One of the tasks of HIAE’s Office of Scientific Integrity, created in 2019, is to audit the way data is stored by researchers, explains Raymundo Machado de Azevedo Neto, a researcher and member of the office. “Many of our studies use databases and medical records from the hospitals managed by HIAE. Access to these data is highly restricted and protected,” he says.

“However, when used in a study, the data must be properly anonymized and protected. For example, when data is extracted and formatted in a spreadsheet, the content cannot contain any sensitive patient information, such as names, medical ID numbers, and phone numbers.” According to Neto, proper data storage must stringently protect the privacy of patients who voluntarily participate in clinical trials, in addition to using backups to avoid any data losses.

Importance during the pandemic

As well as reducing the need to re-collect primary data and stimulating new collaborations, sharing raw research data also helps accelerate the pace of discoveries—something especially desirable in emergency situations, such as the Covid-19 pandemic that began in March 2020.

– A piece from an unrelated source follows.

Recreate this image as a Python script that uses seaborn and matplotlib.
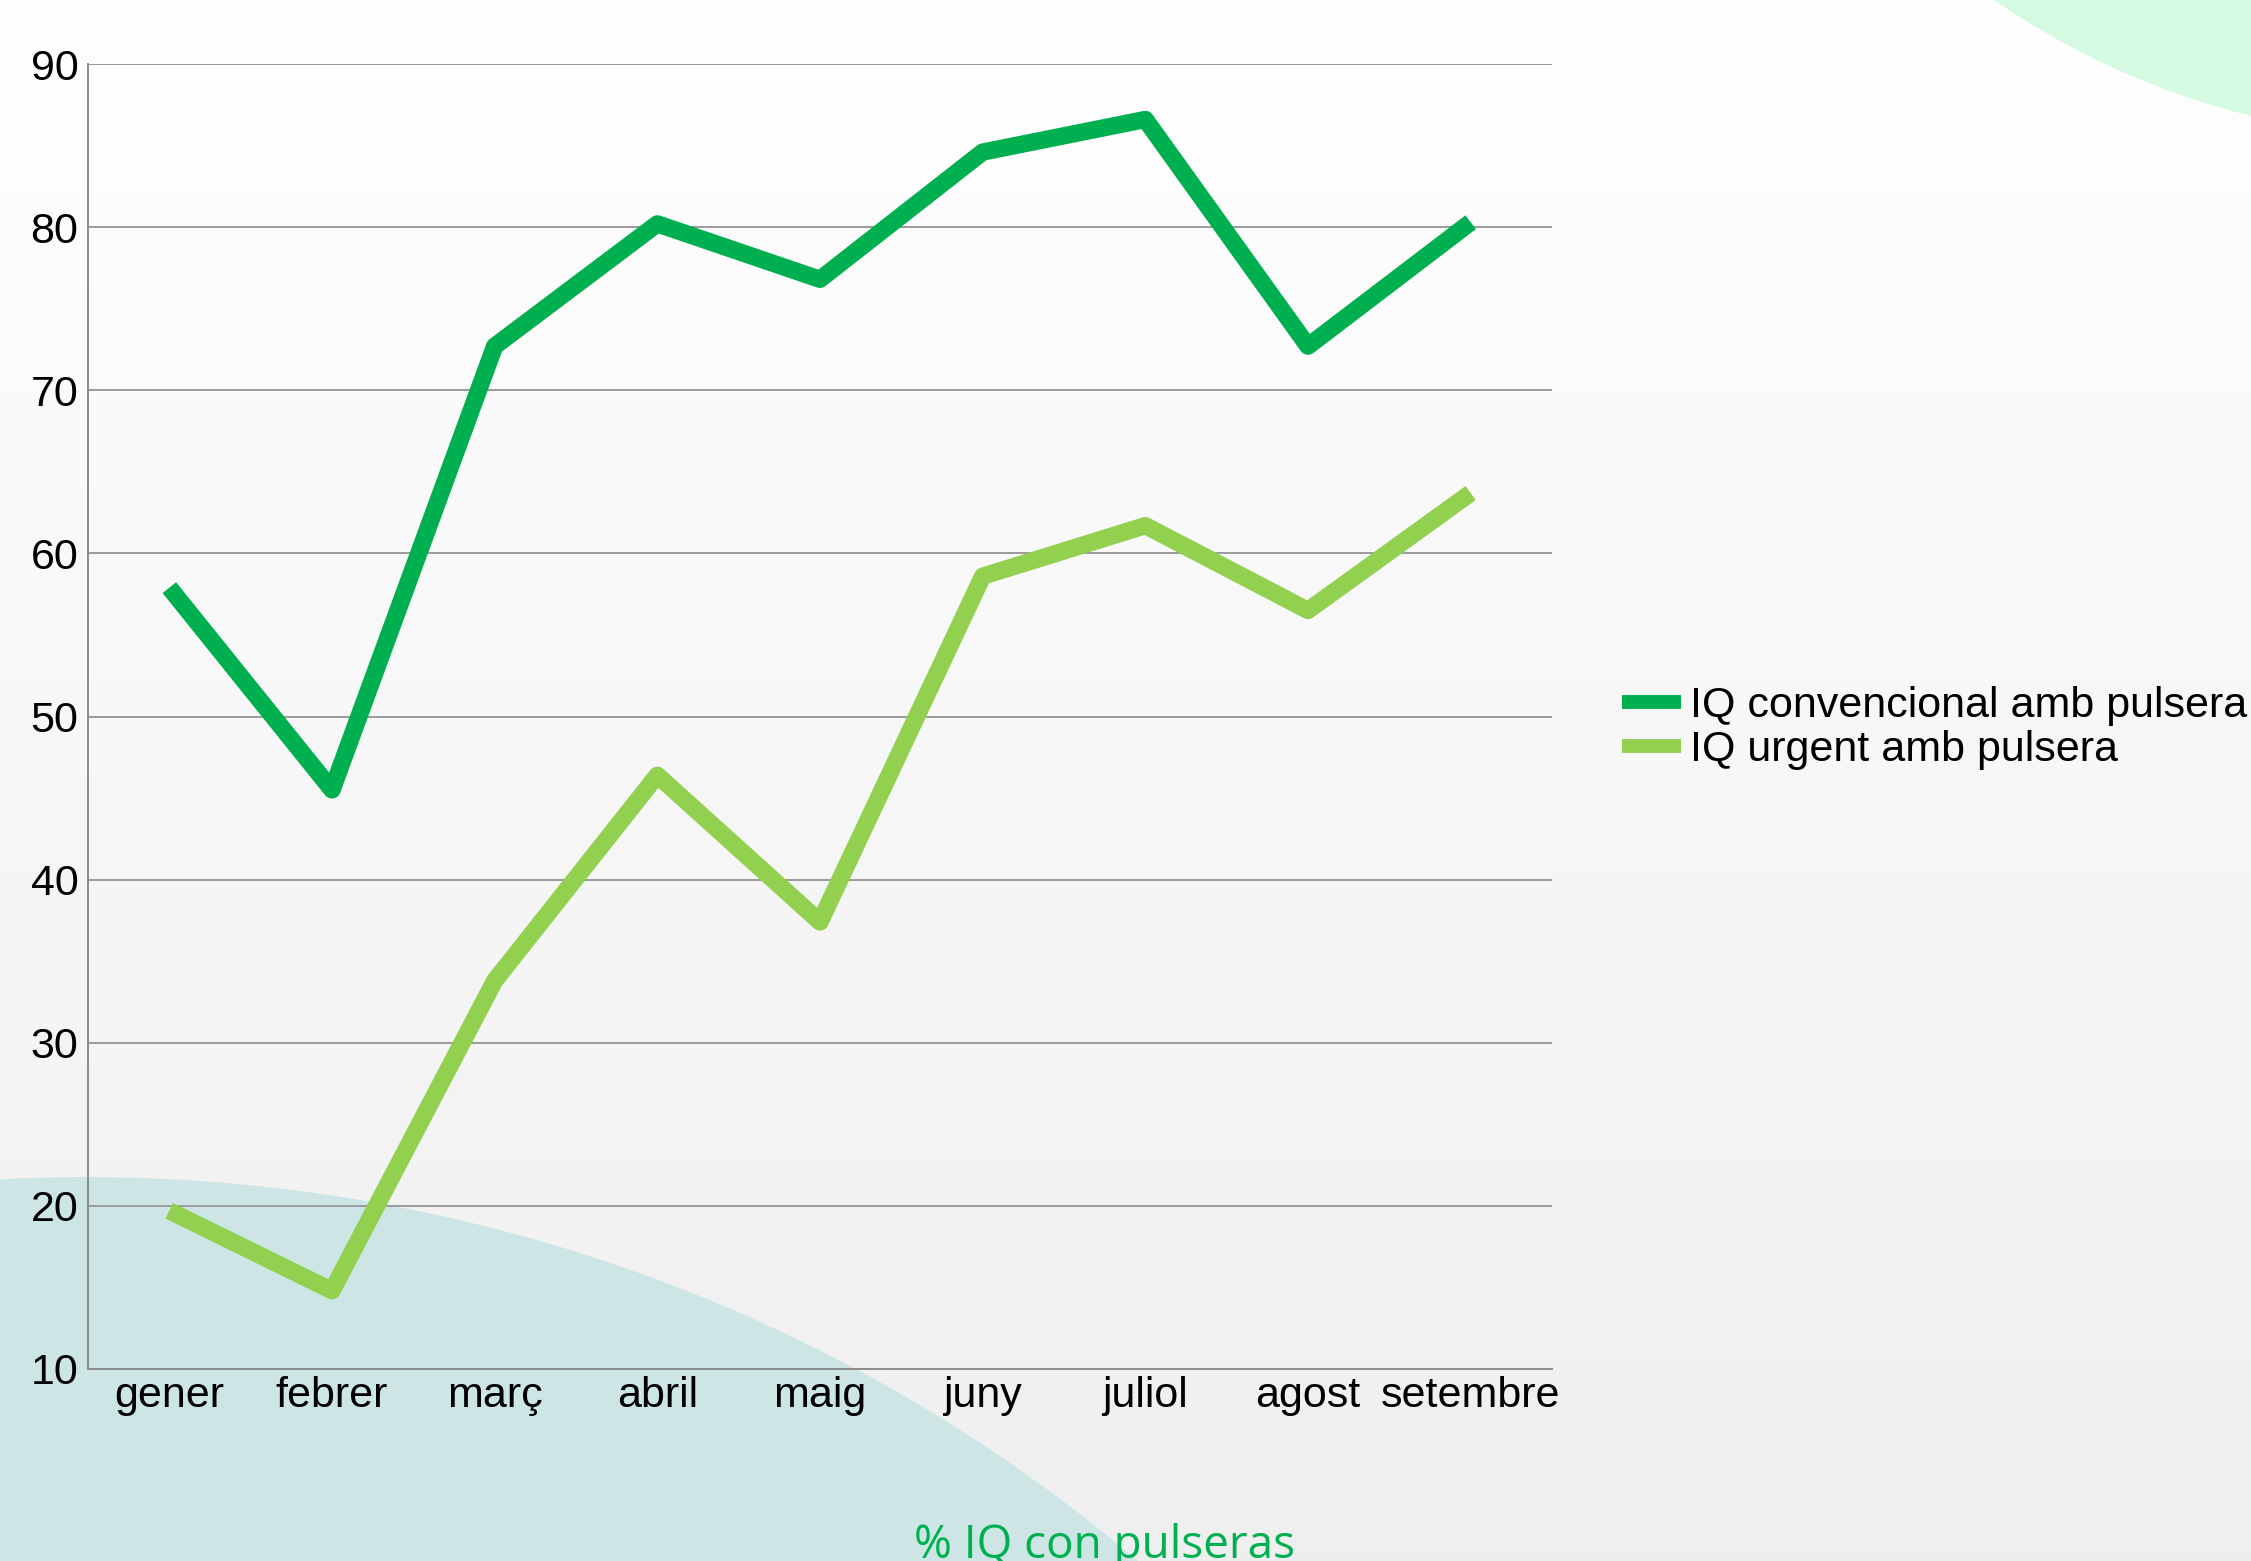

One important contribution in this area was the Covid-19 Data Sharing/BR repository, developed by FAPESP in cooperation with the University of São Paulo (USP) to provide data that could contribute to research on the disease. The project also involved private institutions, including HIAE, which provided raw patient data to the initiative. “This is a rare case of collaboration between public and private organizations aimed at solving one of society’s major problems,” says Medeiros.

Studies that used the data in the repository resulted in numerous scientific articles and new products, in addition to contributing to the education of young scientists involved in the fight against Covid-19.

Another potentially successful data-sharing project is the Brazilian Reproducibility Initiative, funded by the Serrapilheira Institute, which is conducting a systematic survey of the reproducibility of laboratory findings published by Brazilian science. “Our initial aim is to diagnose problems, rather than fill in gaps,” says Olavo Amaral, a physician and researcher at the Institute of Medical Biochemistry of the Federal University of Rio de Janeiro (UFRJ) and head of the initiative.

“We hope to better understand the reproducibility landscape in Brazil and some of the factors that may be related to the success or failure of replication studies, thus contributing to the search for solutions,” explains Amaral.

According to him, the group is working on establishing a Brazilian Reproducibility Network, along the lines of the UK Reproducibility Network. The objective, says Amaral, will be to disseminate and encourage good practices for replicating research. “Some of the many roadblocks to reproducible research include selective data reporting, a lack of transparency in describing methods and results, and the misuse of statistics.”